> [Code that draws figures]
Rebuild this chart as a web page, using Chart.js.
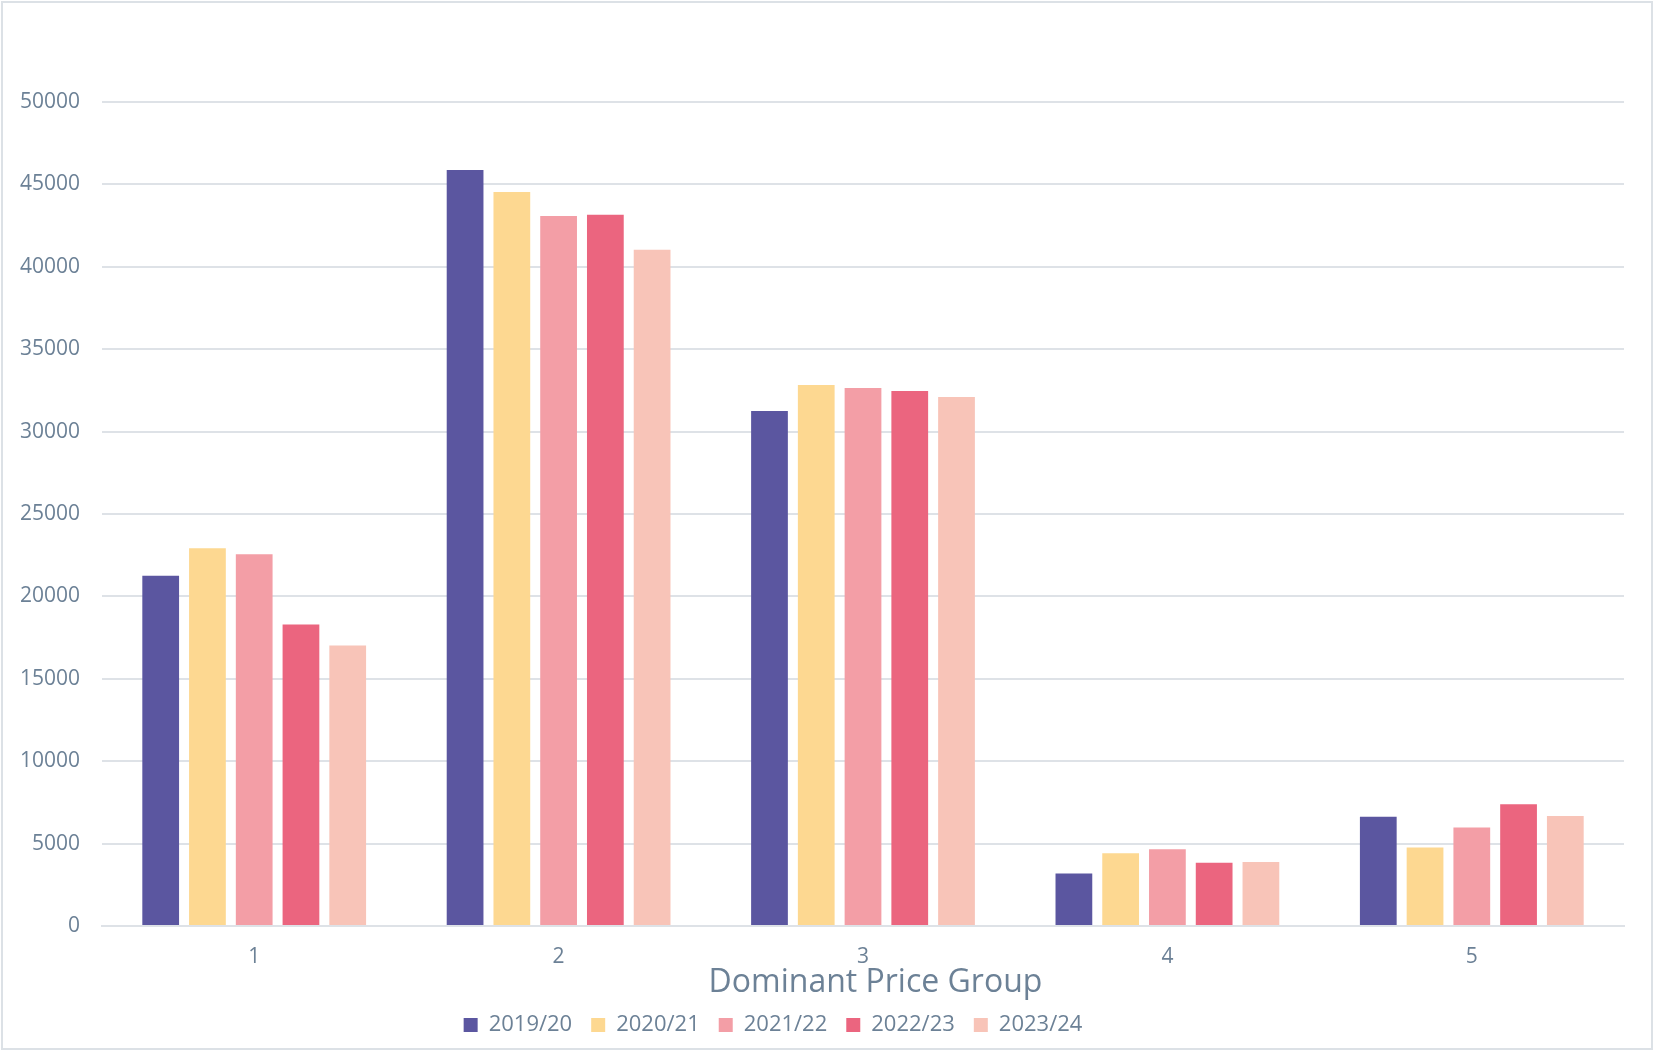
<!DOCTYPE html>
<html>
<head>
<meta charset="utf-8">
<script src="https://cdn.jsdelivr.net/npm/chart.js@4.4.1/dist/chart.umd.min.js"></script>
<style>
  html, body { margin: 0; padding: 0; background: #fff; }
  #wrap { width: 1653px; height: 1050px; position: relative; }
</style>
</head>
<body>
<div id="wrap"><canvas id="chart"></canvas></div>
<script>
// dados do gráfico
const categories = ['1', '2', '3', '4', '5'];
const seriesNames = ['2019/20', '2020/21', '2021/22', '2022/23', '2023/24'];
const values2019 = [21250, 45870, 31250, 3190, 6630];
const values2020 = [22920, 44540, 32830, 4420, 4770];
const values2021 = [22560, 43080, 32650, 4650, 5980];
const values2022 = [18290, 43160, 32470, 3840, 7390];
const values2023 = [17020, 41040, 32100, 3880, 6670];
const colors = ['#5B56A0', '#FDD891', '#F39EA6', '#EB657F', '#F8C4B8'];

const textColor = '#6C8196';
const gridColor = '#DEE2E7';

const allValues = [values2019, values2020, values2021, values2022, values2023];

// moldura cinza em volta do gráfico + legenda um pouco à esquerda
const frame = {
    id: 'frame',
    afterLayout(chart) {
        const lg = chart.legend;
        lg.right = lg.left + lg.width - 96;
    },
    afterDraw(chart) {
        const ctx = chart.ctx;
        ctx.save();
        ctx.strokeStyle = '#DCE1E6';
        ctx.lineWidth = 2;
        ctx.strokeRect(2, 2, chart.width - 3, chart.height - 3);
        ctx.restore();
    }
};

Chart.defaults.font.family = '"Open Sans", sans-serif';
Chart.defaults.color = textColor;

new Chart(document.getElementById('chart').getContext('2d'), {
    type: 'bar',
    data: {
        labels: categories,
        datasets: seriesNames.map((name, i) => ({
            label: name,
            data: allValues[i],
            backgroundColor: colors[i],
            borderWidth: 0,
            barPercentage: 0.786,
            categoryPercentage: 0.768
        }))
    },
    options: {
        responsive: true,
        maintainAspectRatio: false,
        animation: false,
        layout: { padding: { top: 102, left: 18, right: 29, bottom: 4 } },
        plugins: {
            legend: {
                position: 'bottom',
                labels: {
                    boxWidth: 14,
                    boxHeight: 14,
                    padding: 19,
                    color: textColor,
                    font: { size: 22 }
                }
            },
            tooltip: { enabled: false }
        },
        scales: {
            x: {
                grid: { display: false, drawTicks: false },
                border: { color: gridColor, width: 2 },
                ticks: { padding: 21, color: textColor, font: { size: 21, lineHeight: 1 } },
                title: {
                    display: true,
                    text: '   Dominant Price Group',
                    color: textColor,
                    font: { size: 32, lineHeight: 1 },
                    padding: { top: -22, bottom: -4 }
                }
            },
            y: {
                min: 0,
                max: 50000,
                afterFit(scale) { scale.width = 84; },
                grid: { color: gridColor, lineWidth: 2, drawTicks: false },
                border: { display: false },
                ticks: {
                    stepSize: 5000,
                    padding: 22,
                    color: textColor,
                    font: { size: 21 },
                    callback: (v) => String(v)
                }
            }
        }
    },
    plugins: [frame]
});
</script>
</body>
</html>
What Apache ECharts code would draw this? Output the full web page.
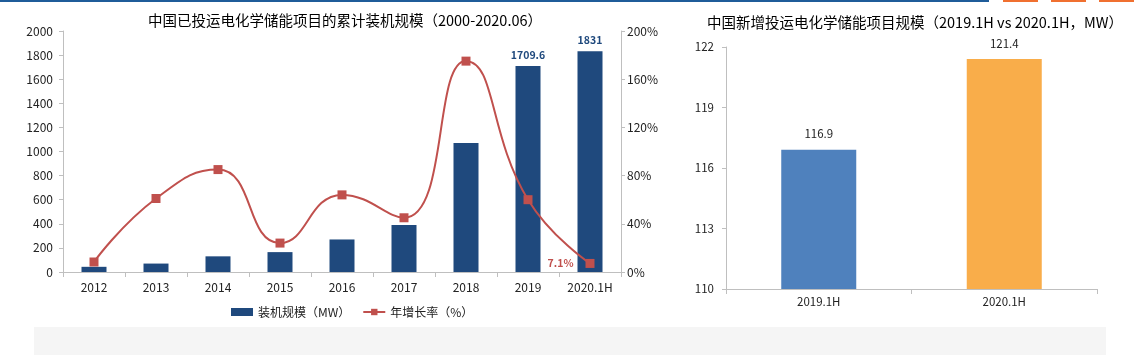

> [Exercise directions] Search the data above for the string "page" and return every line that has it.

> [Output of the exercise]
Rebuild this chart as a web page, using Chart.js.
What Apache ECharts code would draw this? Output the full web page.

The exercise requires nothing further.